The Compensation and Management Development Committee shall consist of at least two and
not more than four members of the Board of Directors, none of whom shall be an officer or
employee of this Corporation and all of whom shall be "independent" directors as that term is
defined by Nasdaq. Members of the Committee shall be appointed by the Board of Directors
upon the recommendation of the Governance and Compositions Committee and may be removed
by the Board of Directors in its discretion. The Committee shall have the following powers and
duties and shall report thereon to the Board of Directors.
1. Recommend to the Board compensation and benefits for non-employee directors. In
discharging this duty, the Committee shall be guided by three goals: compensation
should fairly pay directors for the work required; compensation should align directors'
interests with the long-term interests of shareowners; and the structure of the
compensation should be simple, transparent and easy for shareowners to understand.
At the end of each year, the Committee shall review non-employee director
compensation and benefits;
2. Review and approve on an annual basis the corporate goals and objectives with
respect to compensation for the chief executive officer, determine the salaries of all
executive officers and review annually the salary plan for other executives in general
management positions;
3. Review the company's' base pay, incentive compensation, deferred compensation,
and all stock-based plans and recommend changes in such plans as needed.

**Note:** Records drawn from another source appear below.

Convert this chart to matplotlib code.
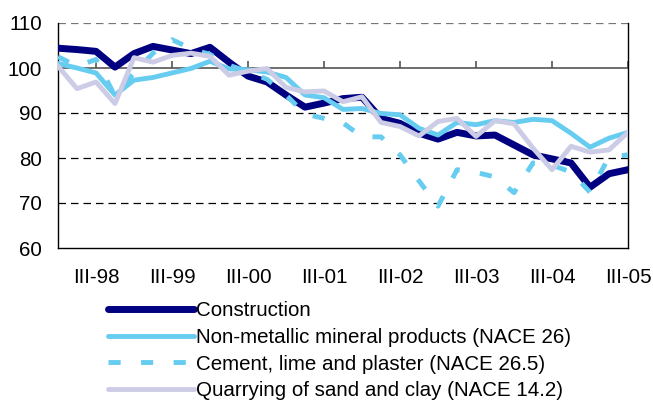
import matplotlib
matplotlib.use("Agg")
import matplotlib.pyplot as plt
from matplotlib.lines import Line2D

plt.rcParams['font.family'] = ['Liberation Sans', 'DejaVu Sans']

# Quarterly indices, I-98 .. III-05
construction = [104.4, 104.1, 103.7, 100.2, 103.2, 104.8, 104.0, 103.2, 104.6, 101.3,
                98.2, 96.9, 94.0, 91.3, 92.2, 93.2, 93.5, 88.8, 87.7, 85.5,
                84.2, 85.7, 84.9, 85.1, 82.9, 80.7, 79.8, 78.9, 73.5, 76.5, 77.4]
non_metallic = [101.0, 100.0, 98.9, 94.0, 97.3, 97.9, 98.9, 99.9, 101.5, 99.8,
                99.6, 99.1, 97.9, 94.0, 93.4, 90.8, 91.0, 89.9, 89.6, 86.6,
                85.1, 87.9, 87.4, 88.3, 87.9, 88.6, 88.3, 85.5, 82.4, 84.4, 85.7]
cement = [102.5, 100.4, 101.9, 93.8, 98.9, 103.3, 106.3, 104.3, 103.0, 100.6,
          99.2, 97.5, 94.0, 89.8, 88.8, 87.8, 84.7, 84.7, 80.7, 74.9,
          69.3, 77.4, 76.8, 75.8, 72.3, 78.9, 78.4, 76.9, 72.4, 80.2, 80.7]
quarrying = [100.4, 95.4, 96.9, 92.1, 102.3, 101.3, 102.8, 103.3, 102.6, 98.4,
             99.3, 99.9, 95.7, 94.7, 94.9, 92.5, 93.6, 87.9, 87.0, 84.9,
             88.1, 88.8, 84.8, 88.3, 87.6, 82.2, 77.4, 82.6, 81.3, 81.8, 85.7]

tick_labels = ['III-98', 'III-99', 'III-00', 'III-01', 'III-02', 'III-03', 'III-04', 'III-05']
series_names = ['Construction', 'Non-metallic mineral products (NACE 26)',
                'Cement, lime and plaster (NACE 26.5)', 'Quarrying of sand and clay (NACE 14.2)']

NAVY = '#000080'
SKY = '#66CCF0'
LAVENDER = '#CCCCE6'
FS = 14.8

fig = plt.figure(figsize=(6.53, 4.0), dpi=100)
ax = fig.add_axes([58 / 653, 152 / 400, 570 / 653, 225 / 400])

x = list(range(len(construction)))
ax.plot(x, construction, color=NAVY, lw=5.0, solid_joinstyle='round', zorder=3)
ax.plot(x, non_metallic, color=SKY, lw=3.5, solid_joinstyle='round', zorder=4)
ax.plot(x, cement, color=SKY, lw=3.5, dashes=(2.5, 4.2), dash_capstyle='butt', zorder=5)
ax.plot(x, quarrying, color=LAVENDER, lw=3.5, solid_joinstyle='round', zorder=6)

ax.set_xlim(0, len(x) - 1)
ax.set_ylim(60, 110)

# horizontal gridlines
ax.set_yticks([60, 70, 80, 90, 100, 110])
ax.tick_params(axis='y', length=0, pad=11.5, labelsize=FS)
for v in [70, 80, 90, 110]:
    ax.axhline(v, color='black' if v != 110 else '#777777', lw=0.9,
               dashes=(6, 4), zorder=1)

# category axis crossing at 100
tick_pos = [2 + 4 * k for k in range(len(tick_labels))]
ax.axhline(100, color='#555555', lw=1.2, zorder=2)
ax.vlines(tick_pos, 100, 101.5, color='#555555', lw=1.2, zorder=2)
ax.set_xticks(tick_pos)
ax.set_xticklabels(tick_labels)
ax.tick_params(axis='x', length=0, pad=14.5, labelsize=FS)

for side in ['left', 'right', 'bottom']:
    ax.spines[side].set_color('black')
    ax.spines[side].set_linewidth(1.0)
ax.spines['top'].set_visible(False)

handles = [
    Line2D([], [], color=NAVY, lw=5.0, solid_capstyle='round'),
    Line2D([], [], color=SKY, lw=3.5, solid_capstyle='round'),
    Line2D([], [], color=SKY, lw=3.5, dashes=(2.5, 4.2), dash_capstyle='butt'),
    Line2D([], [], color=LAVENDER, lw=3.5, solid_capstyle='round'),
]
fig.legend(handles, series_names, loc='upper left', bbox_to_anchor=(108 / 653, 1 - 301 / 400),
           frameon=False, fontsize=FS, handlelength=4.2, handletextpad=0.1,
           labelspacing=0.38, borderpad=0, borderaxespad=0)

fig.savefig('out.png', dpi=100)
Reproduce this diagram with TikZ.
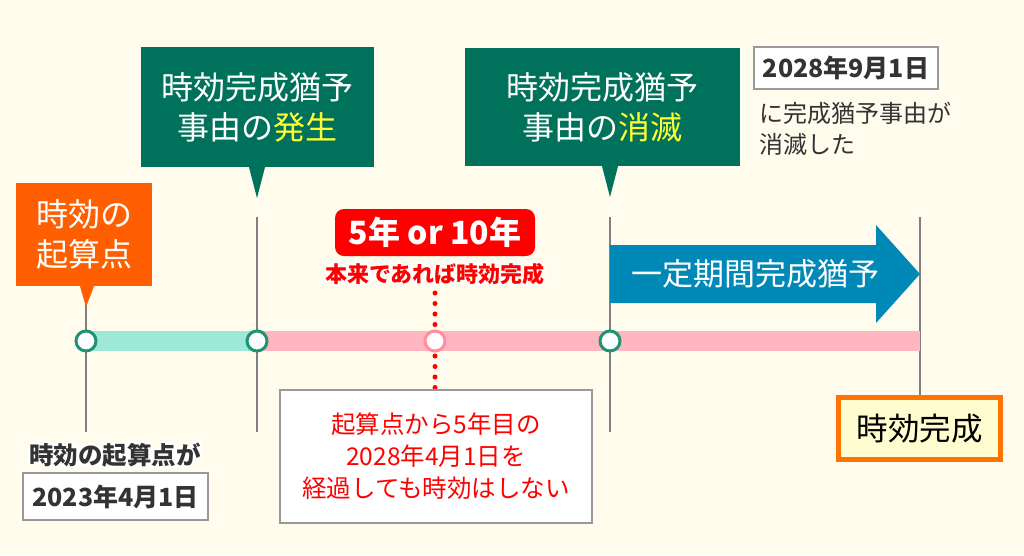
\documentclass[tikz,border=0pt]{standalone}
\usepackage{fontspec}
\setmainfont{Noto Sans CJK JP}
\usetikzlibrary{positioning}

\definecolor{bgcol}{HTML}{FFFCEE}
\definecolor{korange}{HTML}{FF5F00}
\definecolor{kgreen}{HTML}{00715A}
\definecolor{kteal}{HTML}{9DE8D6}
\definecolor{kpink}{HTML}{FFB6C1}
\definecolor{kring}{HTML}{1E9474}
\definecolor{kpring}{HTML}{FF8F9E}
\definecolor{kred}{HTML}{FF0000}
\definecolor{kblue}{HTML}{0089B7}
\definecolor{kyellow}{HTML}{FFFF33}
\definecolor{kgrey}{HTML}{808080}
\definecolor{kdark}{HTML}{333333}
\definecolor{kdone}{HTML}{FF7300}
\definecolor{kcream}{HTML}{FFFDD0}

\tikzset{
  tick/.style={draw=kgrey, line width=2pt},
  ring/.style={circle, draw=kring, line width=3pt, fill=white, minimum size=20pt, inner sep=0},
  pring/.style={ring, draw=kpring},
  callout/.style={fill=kgreen, text=white, align=center, inner sep=0,
    font=\fontsize{32}{40}\selectfont},
  datebox/.style={draw=kgrey!80, line width=1.5pt, fill=white, text=kdark, inner sep=0,
    font=\bfseries\fontsize{25}{28}\selectfont},
  dots/.style={draw=kred, line width=5pt, line cap=round, dash pattern=on 0pt off 10.5pt},
}

\begin{document}
\begin{tikzpicture}[x=1pt,y=-1pt]
\fill[bgcol] (0,0) rectangle (1024,555);
\useasboundingbox (0,0) rectangle (1024,555);

% grey vertical lines
\coordinate (s) at (86,341);
\coordinate (a) at (257,341);
\coordinate (b) at (610,341);
\coordinate (e) at (920,341);
\coordinate (m) at (435,341);
\draw[tick] (86,300) -- (86,432);
\draw[tick] (257,217) -- (257,432);
\draw[tick] (610,217) -- (610,432);
\draw[tick] (920,217) -- (920,396);

% time band
\fill[kteal] (86,331) rectangle (257,351);
\fill[kpink] (257,331) rectangle (920,351);

% red dotted marker
\draw[dots] (435,293) -- (435,326);
\draw[dots] (435,356) -- (435,388);

\node[ring] (rs) at (s) {};
\node[ring] (ra) at (a) {};
\node[ring] (rb) at (b) {};
\node[pring] (rm) at (m) {};

% start label
\node[callout, fill=korange, minimum width=136pt, minimum height=103pt] (start) at (84,234.5) {時効の\\起算点};
\fill[korange] ([xshift=-6pt]start.south -| rs) -- ([xshift=8pt]start.south -| rs) -- (86,307) -- cycle;

% suspension begins
\node[callout, minimum width=233pt, minimum height=120pt] (begin) at (257.5,107) {時効完成猶予\\事由の\textcolor{kyellow}{発生}};
\fill[kgreen] ([xshift=-8pt]begin.south -| ra) -- ([xshift=8pt]begin.south -| ra) -- (257,198) -- cycle;

% suspension ends
\node[callout, minimum width=275pt, minimum height=118pt] (end) at (602.5,107) {時効完成猶予\\事由の\textcolor{kyellow}{消滅}};
\fill[kgreen] ([xshift=-8pt]end.south -| rb) -- ([xshift=8pt]end.south -| rb) -- (610,197) -- cycle;

% top right date
\node[datebox, minimum width=184pt, minimum height=42pt] (enddate) at (846,68) {2028年9月1日};
\node[anchor=west, align=left, text=kdark, inner sep=0, font=\fontsize{24}{31}\selectfont] (endnote) at (759,129) {に完成猶予事由が\\消滅した};

% 5 or 10 years
\node[fill=kred, rounded corners=9pt, text=white, minimum width=200pt, minimum height=47pt, inner sep=0,
  font=\bfseries\fontsize{32}{34}\selectfont] (span) at (435,232.5) {5年 or 10年};
\foreach \a in {0,45,...,315}
  \node[text=white, font=\bfseries\fontsize{22}{24}\selectfont] at ([shift={(\a:2.5)}]435,274) {本来であれば時効完成};
\node[text=kred, font=\bfseries\fontsize{22}{24}\selectfont] (normal) at (435,274) {本来であれば時効完成};

% note box
\node[draw=kgrey!80, line width=2pt, fill=white, text=kred, align=center, inner sep=0,
  minimum width=312pt, minimum height=133pt, font=\fontsize{24.5}{32}\selectfont] (note) at (436,456.5)
  {起算点から5年目の\\2028年4月1日を\\経過しても時効はしない};

% start date
\foreach \a in {0,45,...,315}
  \node[text=white, font=\bfseries\fontsize{24.5}{26}\selectfont] at ([shift={(\a:2.5)}]115,455) {時効の起算点が};
\node[text=kdark, font=\bfseries\fontsize{24.5}{26}\selectfont] (startnote) at (115,455) {時効の起算点が};
\node[datebox, minimum width=185pt, minimum height=47pt] (startdate) at (115.5,496.5) {2023年4月1日};

% fixed-period suspension arrow
\fill[kblue] (610,245) -- (876,245) -- (876,225) -- (920,274) -- (876,323) -- (876,303) -- (610,303) -- cycle;
\node[text=white, font=\fontsize{31}{34}\selectfont] (period) at (755,274) {一定期間完成猶予};

% completion
\node[draw=kdone, line width=5pt, fill=kcream, inner sep=0, minimum width=162pt, minimum height=62pt,
  font=\fontsize{31.5}{34}\selectfont] (done) at (919.5,428.5) {時効完成};
\end{tikzpicture}
\end{document}
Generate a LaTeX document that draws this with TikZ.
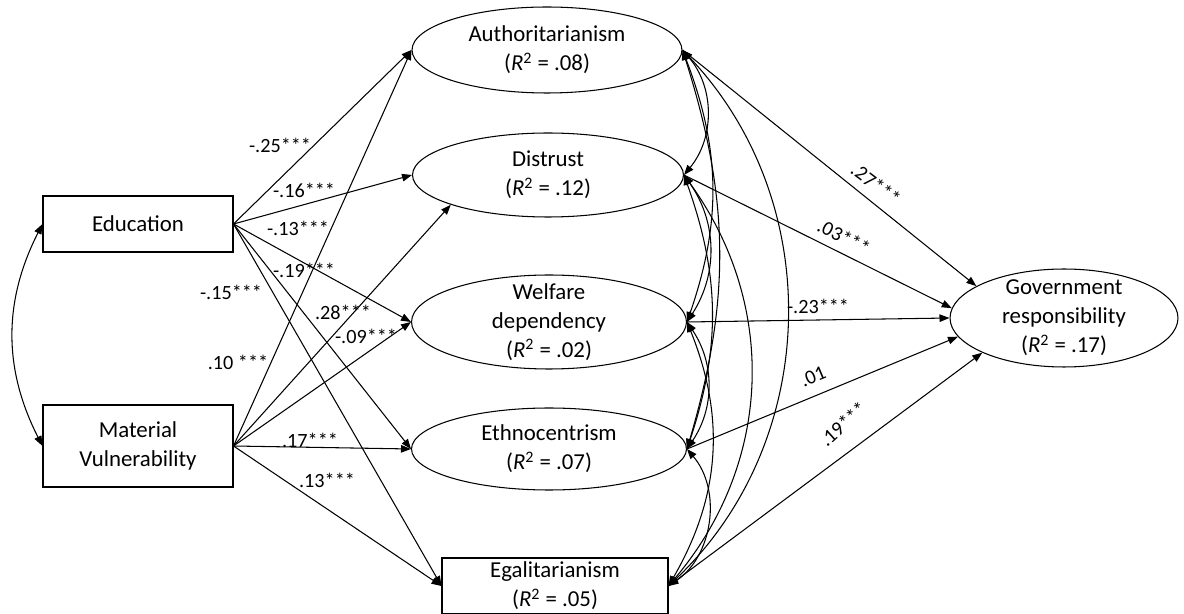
\documentclass[tikz,border=0pt]{standalone}
\usepackage{fontspec}
\setmainfont{Carlito}
\usetikzlibrary{shapes.geometric,arrows.meta}

\newcommand{\rsq}[1]{(\textit{R}\textsuperscript{2} = #1)}

\begin{document}
\begin{tikzpicture}[x=0.02cm,y=-0.02cm,
    every node/.style={font=\fontsize{13}{16.5}\selectfont},
    box/.style={draw,rectangle,line width=0.6pt,minimum width=3.8cm,align=center,inner sep=1pt},
    oval/.style={draw,ellipse,line width=0.6pt,inner sep=0pt},
    eff/.style={line width=0.6pt,-{Triangle[length=2mm,width=1.5mm]}},
    corr/.style={line width=0.6pt,{Triangle[length=2mm,width=1.5mm]}-{Triangle[length=2mm,width=1.5mm]}},
    coef/.style={font=\fontsize{11.5}{13}\selectfont,inner sep=1pt}]
    \useasboundingbox (0,0) rectangle (1184,614);
    % exogenous
    \node[box,minimum height=1.12cm] (edu) at (138,224) {Education};
    \node[box,minimum height=1.64cm] (mat) at (138,446) {Material\\Vulnerability};
    % mediators
    \node[oval,minimum width=5.4cm,minimum height=1.72cm,label={[align=center]center:Authoritarianism\\\rsq{.08}}] (auth) at (547,50) {};
    \node[oval,minimum width=5.42cm,minimum height=1.68cm,label={[align=center]center:Distrust\\\rsq{.12}}] (dist) at (548,175) {};
    \node[oval,minimum width=5.5cm,minimum height=1.88cm,label={[align=center]center:Welfare\\dependency\\\rsq{.02}}] (welf) at (549,322) {};
    \node[oval,minimum width=5.5cm,minimum height=1.64cm,label={[align=center]center:Ethnocentrism\\\rsq{.07}}] (ethno) at (549,449) {};
    \node[box,minimum width=4.52cm,minimum height=1.12cm] (egal) at (555,586) {Egalitarianism\\\rsq{.05}};
    % outcome
    \node[oval,minimum width=4.56cm,minimum height=1.96cm,label={[align=center]center:Government\\responsibility\\\rsq{.17}}] (gov) at (1064,318) {};

    \draw[corr] (edu.west) to[bend right=27] (mat.west);

    \draw[eff] (edu.east) -- (auth.west);
    \draw[eff] (edu.east) -- (dist.west);
    \draw[eff] (edu.east) -- (welf.west);
    \draw[eff] (edu.east) -- (ethno.west);
    \draw[eff] (edu.east) -- (egal.west);
    \draw[eff] (mat.east) -- (auth.west);
    \draw[eff] (mat.east) -- (dist.197);
    \draw[eff] (mat.east) -- (welf.west);
    \draw[eff] (mat.east) -- (ethno.west);
    \draw[eff] (mat.east) -- (egal.west);

    \draw[eff] (auth.east) -- (gov.160);
    \draw[eff] (dist.east) -- (gov.175);
    \draw[eff] (welf.east) -- (gov.west);
    \draw[eff] (ethno.east) -- (gov.190);
    \draw[eff] (egal.east) -- (gov.203);

    % covariances between mediators
    \draw[corr] (auth.east) to[bend left=40] (dist.east);
    \draw[corr] (dist.east) to[bend left=34] (welf.east);
    \draw[corr] (welf.east) to[bend left=34] (ethno.east);
    \draw[corr] (ethno.east) to[bend left=48] (egal.east);
    \draw[corr] (auth.east) to[bend left=20] (welf.east);
    \draw[corr] (dist.east) to[bend left=19] (ethno.east);
    \draw[corr] (welf.east) to[bend left=26] (egal.east);
    \draw[corr] (auth.east) to[bend left=17] (ethno.east);
    \draw[corr] (dist.east) to[bend left=38] (egal.east);
    \draw[corr] (auth.east) to[bend left=45] (egal.east);

    % coefficients
    \node[coef] (c-ea) at (280,145) {-.25***};
    \node[coef] (c-ed) at (304,190) {-.16***};
    \node[coef] (c-ew) at (298,228) {-.13***};
    \node[coef] (c-ee) at (304,270) {-.19***};
    \node[coef] (c-eg) at (231,292) {-.15***};
    \node[coef] (c-ma) at (238,362) {.10 ***};
    \node[coef] (c-md) at (343,312) {.28***};
    \node[coef] (c-mw) at (366,336) {-.09***};
    \node[coef] (c-me) at (310,440) {.17***};
    \node[coef] (c-mg) at (327,480) {.13***};
    \node[coef,rotate=-37] (c-ag) at (876,184) {.27***};
    \node[coef,rotate=-27] (c-dg) at (844,237) {.03***};
    \node[coef] (c-wg) at (818,306) {-.23***};
    \node[coef,rotate=23] (c-tg) at (813,377) {.01};
    \node[coef,rotate=42] (c-gg) at (843,424) {.19***};
\end{tikzpicture}
\end{document}
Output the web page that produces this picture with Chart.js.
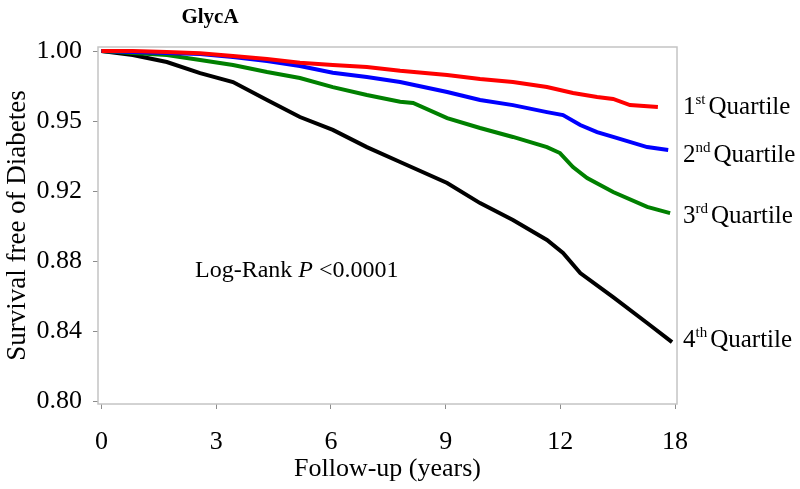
<!DOCTYPE html>
<html>
<head>
<meta charset="utf-8">
<script src="https://cdn.jsdelivr.net/npm/chart.js@4/dist/chart.umd.min.js"></script>
<style>
  html, body { margin: 0; padding: 0; background: #fff; }
  #wrap { width: 800px; height: 489px; }
</style>
</head>
<body>
<div id="wrap"><canvas id="km"></canvas></div>
<script>
// tick positions and the labels printed on them (as in the figure)
const xTickValues = [0, 3, 6, 9, 12, 15];
const xTickLabels = ['0', '3', '6', '9', '12', '18'];
const yTickValues = [0.80, 0.84, 0.88, 0.92, 0.96, 1.00];
const yTickLabels = ['0.80', '0.84', '0.88', '0.92', '0.95', '1.00'];

// follow-up position and survival
const q1X = [0, 0.82, 1.71, 2.58, 3.44, 4.33, 5.19, 6.05, 6.94, 7.81, 9.04, 9.90, 10.76, 11.65, 12.33, 12.96, 13.38, 13.82, 14.55];
const q1Y = [1.000, 1.000, 0.9994, 0.9987, 0.9971, 0.9954, 0.9933, 0.9920, 0.9909, 0.9887, 0.9863, 0.9840, 0.9823, 0.9794, 0.9760, 0.9737, 0.9726, 0.9691, 0.9680];

const q2X = [0, 0.82, 1.71, 2.58, 3.44, 4.33, 5.19, 6.05, 6.94, 7.81, 9.04, 9.90, 10.76, 11.65, 12.07, 12.52, 12.96, 13.38, 14.27, 14.82];
const q2Y = [1.000, 0.9994, 0.9989, 0.9983, 0.9966, 0.9943, 0.9914, 0.9876, 0.9851, 0.9823, 0.9766, 0.9720, 0.9691, 0.9651, 0.9634, 0.9577, 0.9537, 0.9509, 0.9451, 0.9434];

const q3X = [0, 0.82, 1.71, 2.58, 3.44, 4.33, 5.19, 6.05, 6.94, 7.81, 8.15, 9.04, 9.90, 10.76, 11.65, 11.99, 12.33, 12.70, 13.38, 14.27, 14.87];
const q3Y = [1.000, 0.9989, 0.9977, 0.9949, 0.9920, 0.9880, 0.9846, 0.9794, 0.9749, 0.9710, 0.9703, 0.9617, 0.9560, 0.9509, 0.9451, 0.9417, 0.9337, 0.9274, 0.9194, 0.9109, 0.9074];

const q4X = [0, 0.82, 1.71, 2.58, 3.44, 4.33, 5.19, 6.05, 6.94, 7.81, 9.04, 9.90, 10.76, 11.65, 12.07, 12.52, 13.38, 14.27, 14.92];
const q4Y = [1.000, 0.9977, 0.9937, 0.9874, 0.9823, 0.9720, 0.9623, 0.9549, 0.9451, 0.9366, 0.9246, 0.9131, 0.9034, 0.8920, 0.8846, 0.8731, 0.8594, 0.8446, 0.8337];

const seriesNames = [['1', 'st'], ['2', 'nd'], ['3', 'rd'], ['4', 'th']];
const seriesColors = ['#ff0000', '#0000ff', '#008000', '#000000'];

const SERIF = "'Liberation Serif', 'Times New Roman', serif";

const toPoints = (xs, ys) => xs.map((x, i) => ({ x, y: ys[i] }));
const allX = [q1X, q2X, q3X, q4X];
const allY = [q1Y, q2Y, q3Y, q4Y];

// frame, title, annotation and the quartile labels at the end of each curve
const decor = {
  id: 'decor',
  beforeDatasetsDraw(chart) {
    const { ctx, chartArea: a } = chart;
    ctx.save();
    ctx.strokeStyle = '#c4c4c4';
    ctx.lineWidth = 1.5;
    ctx.strokeRect(a.left, a.top, a.right - a.left, a.bottom - a.top);
    ctx.restore();
  },
  afterDraw(chart) {
    const { ctx, chartArea: a, scales } = chart;
    ctx.save();
    ctx.fillStyle = '#000';
    ctx.textBaseline = 'middle';

    ctx.font = 'bold 21px ' + SERIF;
    ctx.textAlign = 'center';
    ctx.fillText('GlycA', 210, 18);

    // Log-Rank P <0.0001
    ctx.textAlign = 'left';
    let x = 195;
    const y = 271;
    ctx.font = '24px ' + SERIF;
    ctx.fillText('Log-Rank ', x, y);
    x += ctx.measureText('Log-Rank ').width;
    ctx.font = 'italic 24px ' + SERIF;
    ctx.fillText('P', x, y);
    x += ctx.measureText('P').width;
    ctx.font = '24px ' + SERIF;
    ctx.fillText(' <0.0001', x, y);

    const offsets = [0, 5, 3, -2];
    seriesNames.forEach((nm, i) => {
      const ys = allY[i];
      const py = scales.y.getPixelForValue(ys[ys.length - 1]) + offsets[i];
      let lx = a.right + 6;
      ctx.font = '25px ' + SERIF;
      ctx.fillText(nm[0], lx, py);
      lx += ctx.measureText(nm[0]).width;
      ctx.font = '15px ' + SERIF;
      ctx.fillText(nm[1], lx, py - 7);
      lx += ctx.measureText(nm[1]).width + 3;
      ctx.font = '25px ' + SERIF;
      ctx.fillText('Quartile', lx, py);
    });
    ctx.restore();
  }
};

new Chart(document.getElementById('km'), {
  type: 'line',
  data: {
    datasets: allX.map((xs, i) => ({
      label: seriesNames[i].join('') + ' Quartile',
      data: toPoints(xs, allY[i]),
      borderColor: seriesColors[i],
      borderWidth: 4,
      pointRadius: 0,
      tension: 0,
      fill: false,
      clip: false
    }))
  },
  options: {
    responsive: true,
    maintainAspectRatio: false,
    animation: false,
    events: [],
    layout: { padding: { top: 47, right: 123, left: 0, bottom: 0 } },
    plugins: {
      legend: { display: false },
      tooltip: { enabled: false },
      title: { display: false }
    },
    scales: {
      x: {
        type: 'linear',
        min: -0.09,
        max: 15.05,
        afterBuildTicks: (s) => { s.ticks = xTickValues.map((v) => ({ value: v })); },
        afterFit: (s) => { s.height = 85; },
        ticks: {
          color: '#000',
          font: { family: SERIF, size: 26 },
          padding: 18,
          maxRotation: 0,
          callback: (v) => xTickLabels[xTickValues.indexOf(v)]
        },
        grid: { drawOnChartArea: false, drawTicks: true, tickLength: 5, color: '#8c8c8c' },
        border: { display: false },
        title: {
          display: true,
          text: 'Follow-up (years)',
          color: '#000',
          font: { family: SERIF, size: 26 },
          padding: { top: 0, bottom: 4 }
        }
      },
      y: {
        type: 'linear',
        min: 0.7983,
        max: 1.0023,
        afterBuildTicks: (s) => { s.ticks = yTickValues.map((v) => ({ value: v })); },
        afterFit: (s) => { s.width = 98; },
        ticks: {
          color: '#000',
          font: { family: SERIF, size: 26 },
          padding: 11,
          callback: (v) => yTickLabels[yTickValues.findIndex((t) => Math.abs(t - v) < 1e-6)]
        },
        grid: { drawOnChartArea: false, drawTicks: true, tickLength: 5, color: '#8c8c8c' },
        border: { display: false },
        title: {
          display: true,
          text: 'Survival free of Diabetes',
          color: '#000',
          font: { family: SERIF, size: 27 },
          padding: { top: 2, bottom: 0 }
        }
      }
    }
  },
  plugins: [decor]
});
</script>
</body>
</html>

The
Committee shall have and shall exercise all the authority of the Board of Directors
with respect to the administration of such plans;
4. Annually review the performance of the Chief Executive Officer and the
corporations' senior executives, and assist the board in developing and evaluating
potential candidates for executive positions, including the chief Executive Office, and
oversee the development of executive succession plans;
5. Prepare and publish an annual executive compensation report in the company's proxy
The Committee shall have the authority to delegate any of its responsibilities to subcommittees,
as the Committee may deem appropriate in its sole discretion.
The Committee shall have the authority to retain appropriate consultants or advisors to assist in
determining fair compensation levels in view of market and industry conditions, and to retain
outside counsel and any other advisors as the Committee may deem appropriate in its sole
discretion. The Committee shall have sole authority to approve related fees and retention terms.
The Committee shall report its actions and recommendations to the Board after each Committee
meeting and shall conduct and present to the Board an annual performance evaluation of the
Committee. The Committee shall review at least annually the adequacy of this charter and
recommend any proposed changes to the Board for approval.